# Problem statement
Write every record out again exactly, and keep images out of it.

# Dataset entries
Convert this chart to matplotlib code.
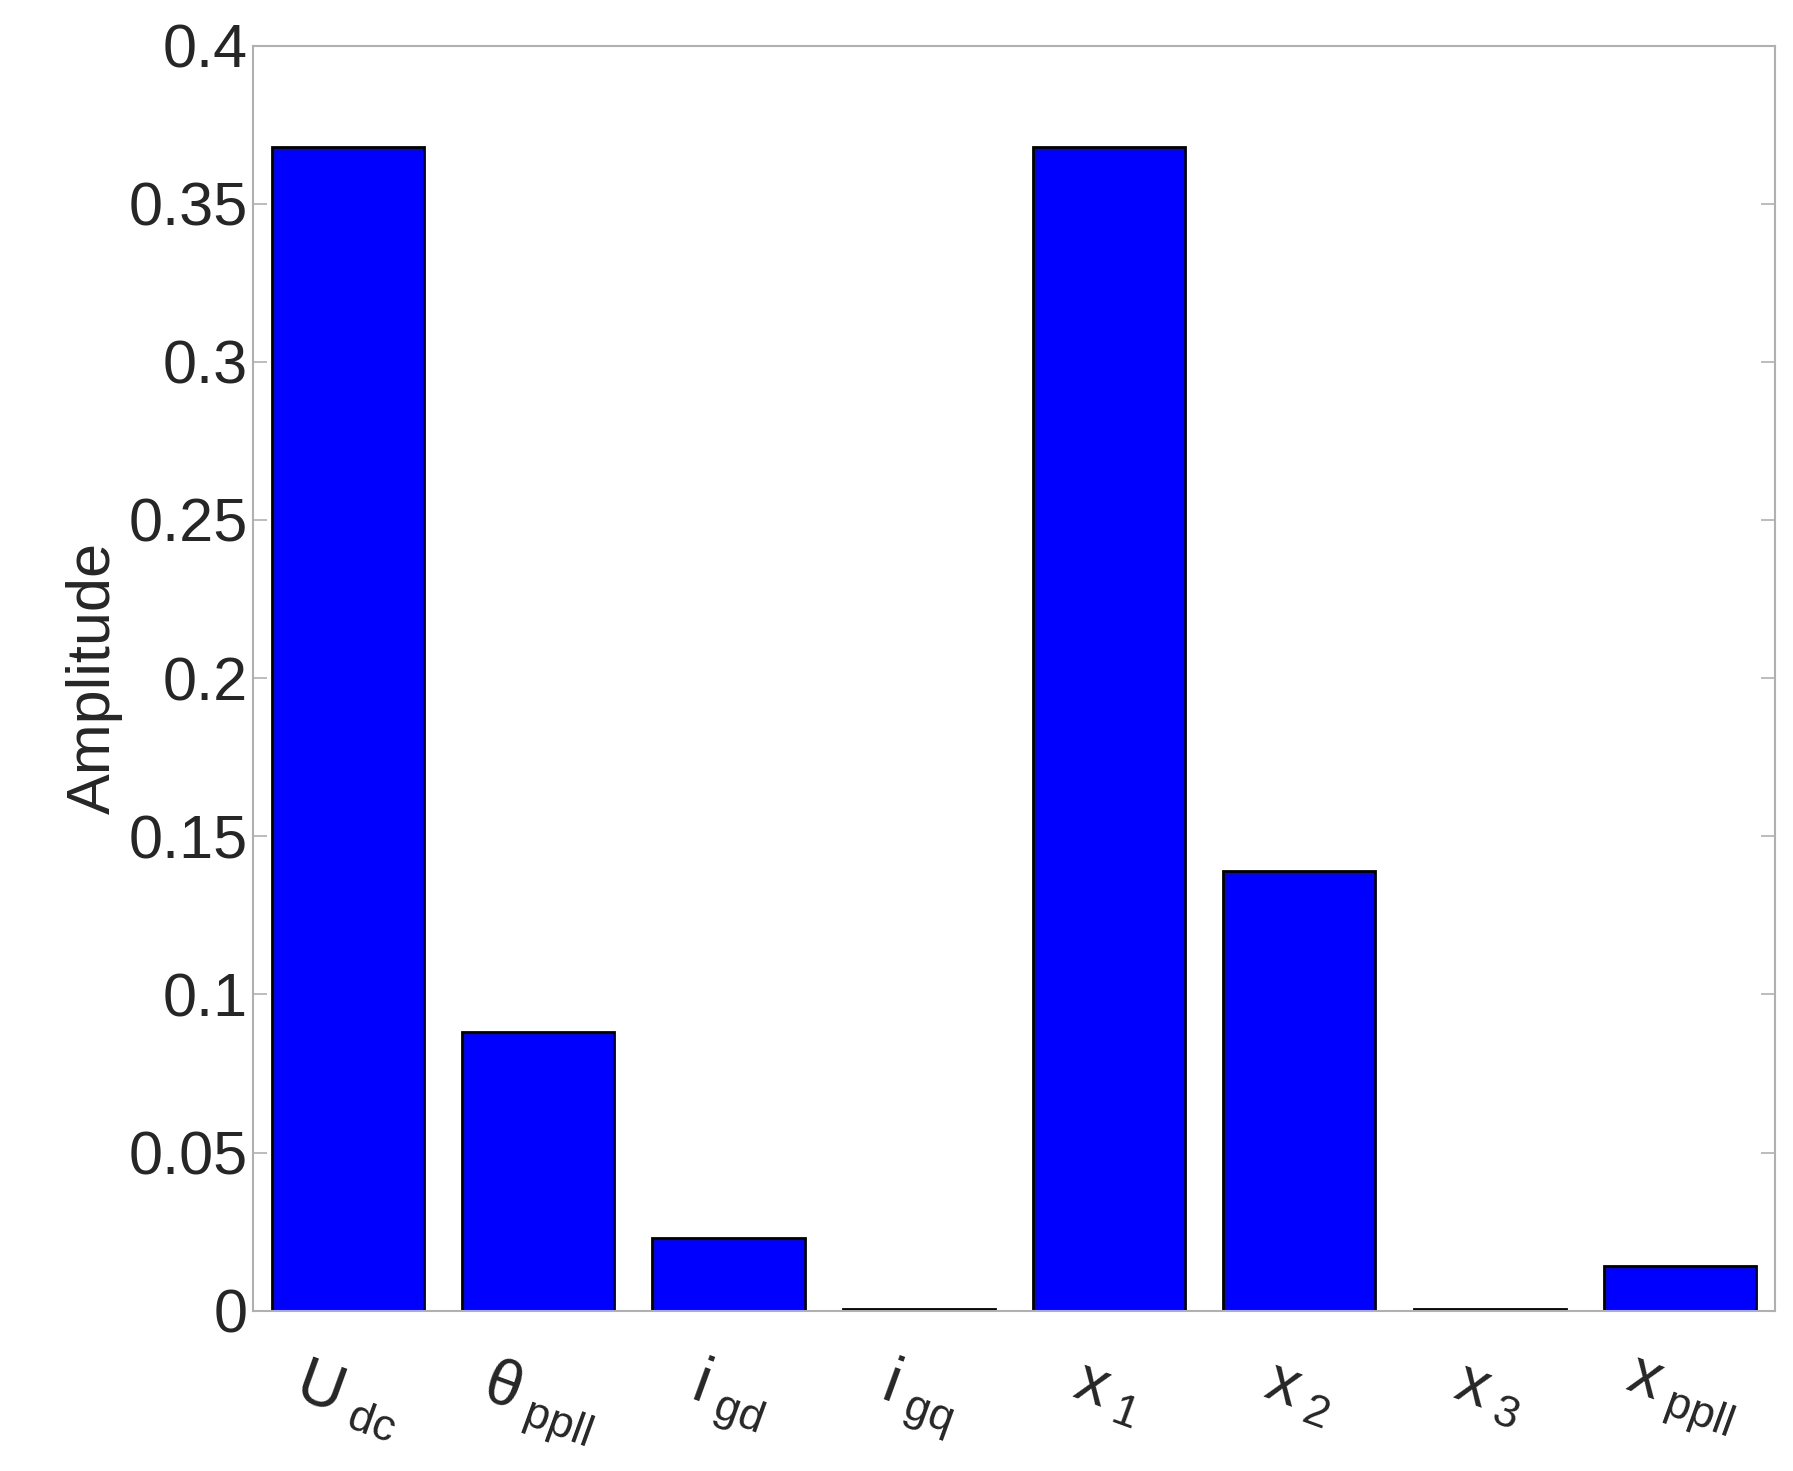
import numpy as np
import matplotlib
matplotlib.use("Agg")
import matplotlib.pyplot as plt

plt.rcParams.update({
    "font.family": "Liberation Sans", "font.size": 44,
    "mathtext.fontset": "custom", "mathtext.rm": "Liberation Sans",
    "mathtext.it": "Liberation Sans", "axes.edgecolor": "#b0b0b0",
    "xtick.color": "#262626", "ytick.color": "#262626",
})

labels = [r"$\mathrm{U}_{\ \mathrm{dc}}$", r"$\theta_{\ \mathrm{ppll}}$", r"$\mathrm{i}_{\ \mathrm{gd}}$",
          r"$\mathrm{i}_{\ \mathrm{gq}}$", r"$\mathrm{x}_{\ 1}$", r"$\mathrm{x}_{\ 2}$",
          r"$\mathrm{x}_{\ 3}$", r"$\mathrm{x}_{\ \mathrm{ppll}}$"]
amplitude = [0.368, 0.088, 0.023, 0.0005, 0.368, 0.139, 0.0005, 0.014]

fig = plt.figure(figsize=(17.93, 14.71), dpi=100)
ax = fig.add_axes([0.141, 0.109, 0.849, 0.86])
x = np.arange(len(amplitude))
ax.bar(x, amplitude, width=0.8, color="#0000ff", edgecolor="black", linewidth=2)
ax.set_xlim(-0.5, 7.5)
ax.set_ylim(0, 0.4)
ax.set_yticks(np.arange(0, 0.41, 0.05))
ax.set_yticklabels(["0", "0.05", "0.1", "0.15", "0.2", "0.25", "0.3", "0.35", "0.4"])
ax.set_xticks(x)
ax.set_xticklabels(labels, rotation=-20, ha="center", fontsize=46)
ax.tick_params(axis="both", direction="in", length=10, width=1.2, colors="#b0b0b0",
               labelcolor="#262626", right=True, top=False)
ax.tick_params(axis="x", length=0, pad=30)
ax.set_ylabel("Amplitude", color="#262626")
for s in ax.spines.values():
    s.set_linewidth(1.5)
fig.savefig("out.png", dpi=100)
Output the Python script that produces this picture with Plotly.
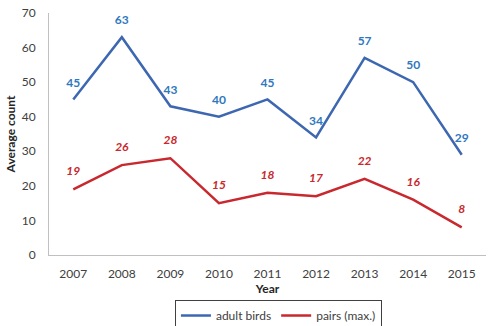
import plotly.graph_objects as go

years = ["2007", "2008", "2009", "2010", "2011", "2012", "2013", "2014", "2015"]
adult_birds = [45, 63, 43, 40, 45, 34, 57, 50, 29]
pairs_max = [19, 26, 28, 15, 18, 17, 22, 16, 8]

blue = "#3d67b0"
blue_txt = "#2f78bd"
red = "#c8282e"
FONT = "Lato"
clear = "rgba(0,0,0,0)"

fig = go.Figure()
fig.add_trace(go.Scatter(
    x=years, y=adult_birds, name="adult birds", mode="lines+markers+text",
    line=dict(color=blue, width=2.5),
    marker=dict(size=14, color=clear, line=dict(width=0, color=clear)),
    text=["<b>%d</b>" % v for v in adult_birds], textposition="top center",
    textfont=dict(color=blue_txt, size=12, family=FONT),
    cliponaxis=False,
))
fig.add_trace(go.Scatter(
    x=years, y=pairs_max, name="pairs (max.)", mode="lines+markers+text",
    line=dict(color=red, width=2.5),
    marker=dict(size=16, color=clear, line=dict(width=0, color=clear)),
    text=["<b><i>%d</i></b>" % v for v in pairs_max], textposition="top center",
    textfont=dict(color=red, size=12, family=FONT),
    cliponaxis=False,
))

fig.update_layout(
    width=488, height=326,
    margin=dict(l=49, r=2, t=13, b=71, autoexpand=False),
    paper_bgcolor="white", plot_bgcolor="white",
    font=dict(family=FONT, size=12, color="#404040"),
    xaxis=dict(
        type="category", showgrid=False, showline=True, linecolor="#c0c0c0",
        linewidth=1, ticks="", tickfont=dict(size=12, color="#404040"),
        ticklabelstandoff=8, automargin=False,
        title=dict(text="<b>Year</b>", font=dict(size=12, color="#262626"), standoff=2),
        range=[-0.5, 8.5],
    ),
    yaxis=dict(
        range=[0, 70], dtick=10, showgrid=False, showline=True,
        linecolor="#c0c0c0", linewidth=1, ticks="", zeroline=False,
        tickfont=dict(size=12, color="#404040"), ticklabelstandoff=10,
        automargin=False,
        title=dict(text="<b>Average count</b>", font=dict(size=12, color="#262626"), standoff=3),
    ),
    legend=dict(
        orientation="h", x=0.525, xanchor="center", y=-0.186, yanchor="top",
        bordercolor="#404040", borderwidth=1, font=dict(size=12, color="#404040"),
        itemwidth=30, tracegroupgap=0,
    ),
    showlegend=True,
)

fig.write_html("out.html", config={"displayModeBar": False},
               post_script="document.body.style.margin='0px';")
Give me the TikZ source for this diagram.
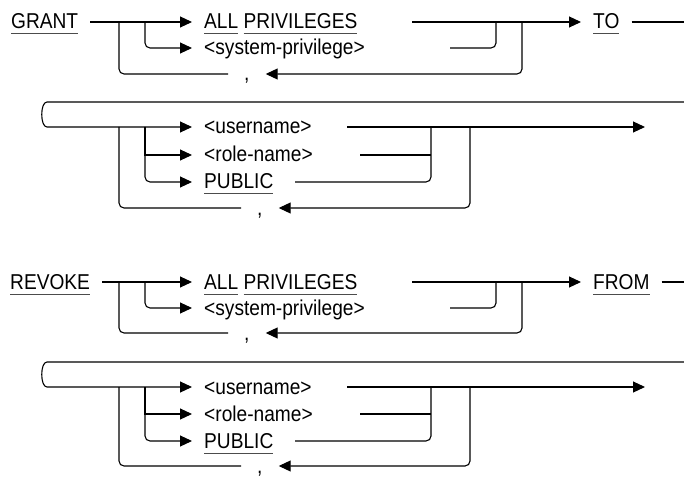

# Solution to this task
Convert this chart to matplotlib code.
import numpy as np
import matplotlib
matplotlib.use("Agg")
import matplotlib.pyplot as plt

plt.rcParams.update({
    "font.family": "Liberation Sans", "font.size": 44,
    "mathtext.fontset": "custom", "mathtext.rm": "Liberation Sans",
    "mathtext.it": "Liberation Sans", "axes.edgecolor": "#b0b0b0",
    "xtick.color": "#262626", "ytick.color": "#262626",
})

labels = [r"$\mathrm{U}_{\ \mathrm{dc}}$", r"$\theta_{\ \mathrm{ppll}}$", r"$\mathrm{i}_{\ \mathrm{gd}}$",
          r"$\mathrm{i}_{\ \mathrm{gq}}$", r"$\mathrm{x}_{\ 1}$", r"$\mathrm{x}_{\ 2}$",
          r"$\mathrm{x}_{\ 3}$", r"$\mathrm{x}_{\ \mathrm{ppll}}$"]
amplitude = [0.368, 0.088, 0.023, 0.0005, 0.368, 0.139, 0.0005, 0.014]

fig = plt.figure(figsize=(17.93, 14.71), dpi=100)
ax = fig.add_axes([0.141, 0.109, 0.849, 0.86])
x = np.arange(len(amplitude))
ax.bar(x, amplitude, width=0.8, color="#0000ff", edgecolor="black", linewidth=2)
ax.set_xlim(-0.5, 7.5)
ax.set_ylim(0, 0.4)
ax.set_yticks(np.arange(0, 0.41, 0.05))
ax.set_yticklabels(["0", "0.05", "0.1", "0.15", "0.2", "0.25", "0.3", "0.35", "0.4"])
ax.set_xticks(x)
ax.set_xticklabels(labels, rotation=-20, ha="center", fontsize=46)
ax.tick_params(axis="both", direction="in", length=10, width=1.2, colors="#b0b0b0",
               labelcolor="#262626", right=True, top=False)
ax.tick_params(axis="x", length=0, pad=30)
ax.set_ylabel("Amplitude", color="#262626")
for s in ax.spines.values():
    s.set_linewidth(1.5)
fig.savefig("out.png", dpi=100)
Output the Python script that produces this picture with Plotly.
import plotly.graph_objects as go

years = ["2007", "2008", "2009", "2010", "2011", "2012", "2013", "2014", "2015"]
adult_birds = [45, 63, 43, 40, 45, 34, 57, 50, 29]
pairs_max = [19, 26, 28, 15, 18, 17, 22, 16, 8]

blue = "#3d67b0"
blue_txt = "#2f78bd"
red = "#c8282e"
FONT = "Lato"
clear = "rgba(0,0,0,0)"

fig = go.Figure()
fig.add_trace(go.Scatter(
    x=years, y=adult_birds, name="adult birds", mode="lines+markers+text",
    line=dict(color=blue, width=2.5),
    marker=dict(size=14, color=clear, line=dict(width=0, color=clear)),
    text=["<b>%d</b>" % v for v in adult_birds], textposition="top center",
    textfont=dict(color=blue_txt, size=12, family=FONT),
    cliponaxis=False,
))
fig.add_trace(go.Scatter(
    x=years, y=pairs_max, name="pairs (max.)", mode="lines+markers+text",
    line=dict(color=red, width=2.5),
    marker=dict(size=16, color=clear, line=dict(width=0, color=clear)),
    text=["<b><i>%d</i></b>" % v for v in pairs_max], textposition="top center",
    textfont=dict(color=red, size=12, family=FONT),
    cliponaxis=False,
))

fig.update_layout(
    width=488, height=326,
    margin=dict(l=49, r=2, t=13, b=71, autoexpand=False),
    paper_bgcolor="white", plot_bgcolor="white",
    font=dict(family=FONT, size=12, color="#404040"),
    xaxis=dict(
        type="category", showgrid=False, showline=True, linecolor="#c0c0c0",
        linewidth=1, ticks="", tickfont=dict(size=12, color="#404040"),
        ticklabelstandoff=8, automargin=False,
        title=dict(text="<b>Year</b>", font=dict(size=12, color="#262626"), standoff=2),
        range=[-0.5, 8.5],
    ),
    yaxis=dict(
        range=[0, 70], dtick=10, showgrid=False, showline=True,
        linecolor="#c0c0c0", linewidth=1, ticks="", zeroline=False,
        tickfont=dict(size=12, color="#404040"), ticklabelstandoff=10,
        automargin=False,
        title=dict(text="<b>Average count</b>", font=dict(size=12, color="#262626"), standoff=3),
    ),
    legend=dict(
        orientation="h", x=0.525, xanchor="center", y=-0.186, yanchor="top",
        bordercolor="#404040", borderwidth=1, font=dict(size=12, color="#404040"),
        itemwidth=30, tracegroupgap=0,
    ),
    showlegend=True,
)

fig.write_html("out.html", config={"displayModeBar": False},
               post_script="document.body.style.margin='0px';")
Give me the TikZ source for this diagram.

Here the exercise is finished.